Keep legal, commercial and operational people aligned
Another common mistake is treating post-tender negotiation as purely commercial or purely legal. In reality, the strongest providers align legal, finance and operational input before anything significant is agreed. A clause that seems harmless legally may carry a major service implication. A price change that looks manageable commercially may create staffing instability operationally. A mobilisation promise made in good faith may be unrealistic once training and governance are mapped properly.
That is why internal escalation routes matter so much. The people attending negotiation meetings should know which points they can agree in the room and which need wider review. This avoids accidental commitments and also makes the provider look controlled and professional.
Document everything clearly
One of the biggest practical protections at this stage is disciplined documentation. If a point is discussed and agreed, record it. If wording is amended, check the final contract reflects it. If assumptions are clarified, make sure they are captured in the relevant schedule or contract note. Good providers do not rely on memory or relationship tone once delivery begins.

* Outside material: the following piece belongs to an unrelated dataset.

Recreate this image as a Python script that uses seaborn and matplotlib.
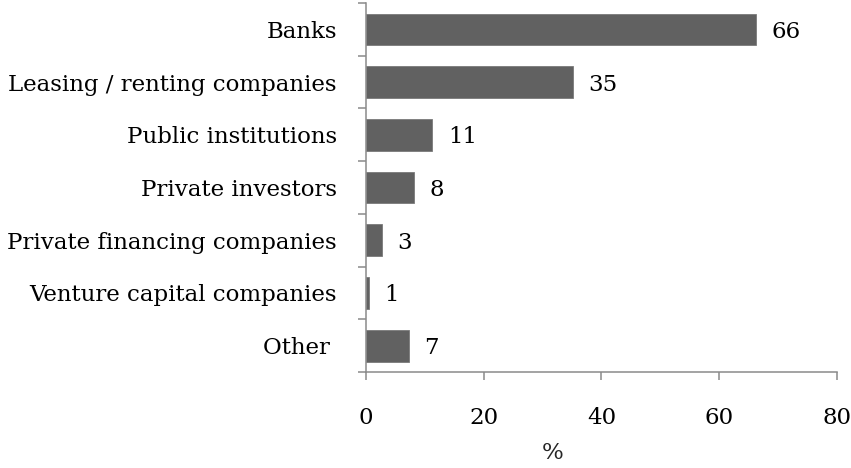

This matters because operational teams often inherit the signed contract without having sat in the negotiation meetings. If the final paperwork does not match what was verbally discussed, those teams will deliver against the written position, and disputes can arise very quickly. Clear documentation protects both parties from misunderstanding later.
🤝 Make it the start of a positive relationship
Handled well, post-tender negotiation can build trust and establish a collaborative tone. Providers do not need to approach this stage combatively. In fact, the best negotiations are usually calm, respectful and practical. The provider explains its position clearly, the commissioner explains its concerns and both sides aim to create a final agreement that is workable in practice.
Constructive negotiation often improves the relationship because it shows maturity. It tells the commissioner that the provider is not simply chasing signature. It is thinking about safe delivery, realistic mobilisation and good long-term performance. That is often exactly the kind of partner commissioners want.
It also creates a healthier start to contract management. Where both sides understand the deal properly from day one, there is usually less confusion, less dispute and stronger shared accountability once the service begins.
A measured approach is essential once questions come back from the authority, which is why it helps to review what to say and what to avoid in tender clarifications before replying.Final thought
Winning the tender is a major milestone, but it is not always the end of the commercial process. Post-tender negotiation is often the stage where value, risk and delivery assumptions are tested most sharply. Providers who approach it with clarity, discipline and strong internal alignment are far better placed to protect service sustainability and start the contract well.
The goal is not to resist every point. It is to ensure that what is finally signed is safe, realistic and properly documented. Done well, this stage does more than protect your organisation. It protects the service, the people using it and the quality of the relationship you are about to build with the commissioner.